На удалении полтора-два километра я увидел полосу. Она прямо по курсу. Срабатывает сигнал ближнего маркерного пункта. До полосы 1 километр.

- Полосы не вижу, - с тревогой в голосе говорит командир.

Я успокаиваю:

- Идем точно.

Внимание командира настолько было занято пилотированием самолета, что полосу он увидел только с высоты примерно 20-30 метров. Сели хорошо.

Видимо, от большого нервного напряжения Александр Федорович так рассмеялся, что я даже вздрогнул и тут же обратился к нему:

- Саня, мы ведь не остановились. Скорость еще большая. Смотри за направлением, а то с полосы слетим.

- Теперь-то уже порядок, - ответил он.

На стоянке, несмотря на сильный дождь, нас ждали начальники и друзья. Поволноваться пришлось всем.
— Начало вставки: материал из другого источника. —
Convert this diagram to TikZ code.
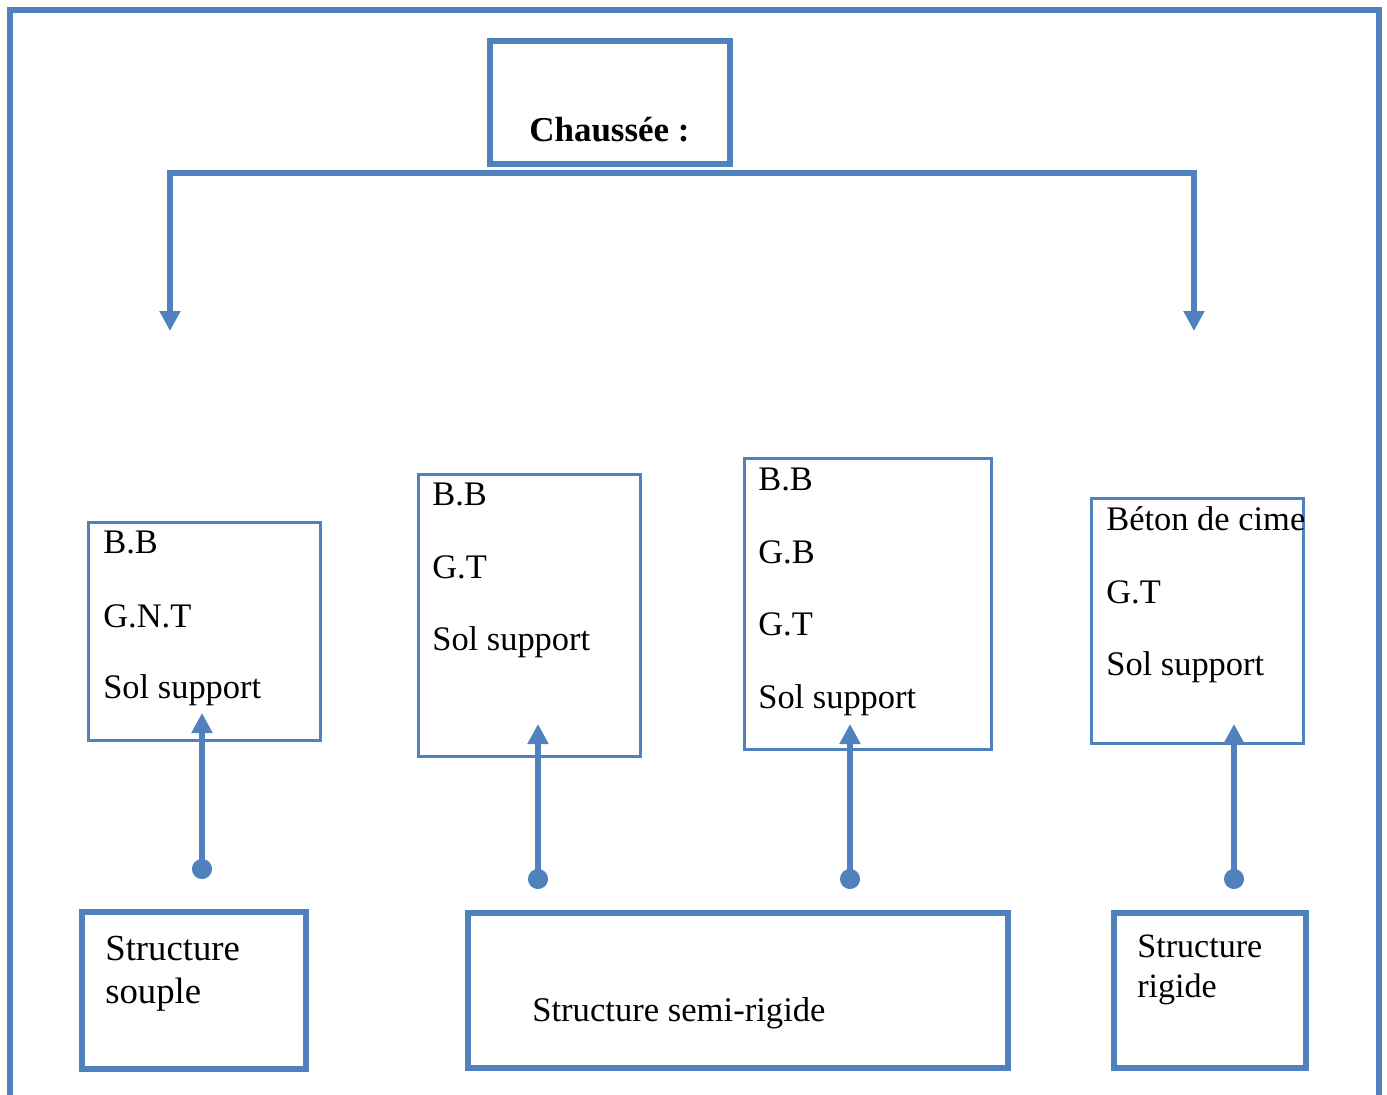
\documentclass[tikz,border=0pt]{standalone}
\usepackage{fontspec}
\setmainfont{Liberation Serif}
\usetikzlibrary{arrows.meta}

\definecolor{office}{RGB}{79,129,189}

\tikzset{
  heavy/.style={draw=office, line width=0.12cm},
  light/.style={draw=office, line width=0.06cm},
  box/.style={rectangle, inner sep=0pt},
  txt/.style={inner sep=0pt, anchor=base west, font=\fontsize{19.6pt}{23pt}\selectfont},
  down/.style={heavy, {Triangle[length=0.4cm, width=0.4cm]}-{Triangle[length=0.4cm, width=0.4cm]}},
  up/.style={heavy, {Circle[length=0.4cm]}-{Triangle[length=0.4cm, width=0.4cm]}}
}

\begin{document}
\begin{tikzpicture}[x=0.02cm, y=-0.02cm]
  \useasboundingbox (0,0) rectangle (1387,1095);
  % outer frame, open at the bottom
  \draw[heavy, line width=0.13cm] (10,1095) -- (10,10) -- (1379,10) -- (1379,1095);

  % title
  \node[box, heavy, minimum width=4.8cm, minimum height=2.46cm] (chaussee) at (610,102.5) {};
  \node[txt, font=\fontsize{19.9pt}{23pt}\selectfont\bfseries] (titre) at (529,142) {Chaussée :};

  % branches
  \coordinate (barL) at (170,173);
  \coordinate (barR) at (1194,173);
  \coordinate (tipL) at (170,331);
  \coordinate (tipR) at (1194,331);
  \draw[down] (tipL) -- (barL) -- (barR) -- (tipR);

  % layer boxes
  \node[box, light, minimum width=4.66cm, minimum height=4.38cm] (flex) at (204.5,631.5) {};
  \node[txt] (flexA) at (103,553) {B.B};
  \node[txt] (flexB) at (103,627) {G.N.T};
  \node[txt] (flexC) at (103,698) {Sol support};

  \node[box, light, minimum width=4.46cm, minimum height=5.66cm] (semiA) at (529.5,615.5) {};
  \node[txt] (semiAa) at (432,505) {B.B};
  \node[txt] (semiAb) at (432,578) {G.T};
  \node[txt] (semiAc) at (432,650) {Sol support};

  \node[box, light, minimum width=4.96cm, minimum height=5.84cm] (semiB) at (868,604) {};
  \node[txt] (semiBa) at (758,490) {B.B};
  \node[txt] (semiBb) at (758,563) {G.B};
  \node[txt] (semiBc) at (758,635) {G.T};
  \node[txt] (semiBd) at (758,708) {Sol support};

  \node[box, light, minimum width=4.26cm, minimum height=4.92cm] (rig) at (1197.5,621) {};
  \node[txt] (rigA) at (1106,530) {Béton de cime};
  \node[txt] (rigB) at (1106,603) {G.T};
  \node[txt] (rigC) at (1106,675) {Sol support};

  % structure types
  \node[box, heavy, minimum width=4.48cm, minimum height=3.14cm] (souple) at (194,990.5) {};
  \node[txt, font=\fontsize{20.9pt}{24pt}\selectfont] (soupleA) at (105,960) {Structure};
  \node[txt, font=\fontsize{20.9pt}{24pt}\selectfont] (soupleB) at (105,1003) {souple};

  \node[box, heavy, minimum width=10.8cm, minimum height=3.12cm] (semirigide) at (738,990.5) {};
  \node[txt, font=\fontsize{19.7pt}{24pt}\selectfont] (semirigideA) at (532,1021) {Structure semi-rigide};

  \node[box, heavy, minimum width=3.84cm, minimum height=3.12cm] (rigide) at (1210,990.5) {};
  \node[txt, font=\fontsize{19.4pt}{23pt}\selectfont] (rigideA) at (1137,957) {Structure};
  \node[txt, font=\fontsize{19.4pt}{23pt}\selectfont] (rigideB) at (1137,997) {rigide};

  % connectors
  \coordinate (dot1) at (202,879);  \coordinate (tip1) at (202,713);
  \coordinate (dot2) at (538,889);  \coordinate (tip2) at (538,724);
  \coordinate (dot3) at (850,889);  \coordinate (tip3) at (850,724);
  \coordinate (dot4) at (1234,889); \coordinate (tip4) at (1234,724);
  \draw[up] (dot1) -- (tip1);
  \draw[up] (dot2) -- (tip2);
  \draw[up] (dot3) -- (tip3);
  \draw[up] (dot4) -- (tip4);
\end{tikzpicture}
\end{document}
Пока мы выбирались из своих кабин, фотограф заснял показания приборов, которые зафиксировали высоту 10 800 метров, а скорость около 900 километров в час. Через 2-3 минуты стрелки приборов быстро начали двигаться к нулевым показаниям. Оказалось, что причиной отказа явился отстойник статической проводки барометрических приборов, неудачно расположенный выше самих приборов. В нем сконденсировалась и замерзла вода, закупорив статическую систему приборов. По указанию конструкторов отстойник был переставлен в нижнюю точку системы, и такие каверзы в дальнейшем не повторялись.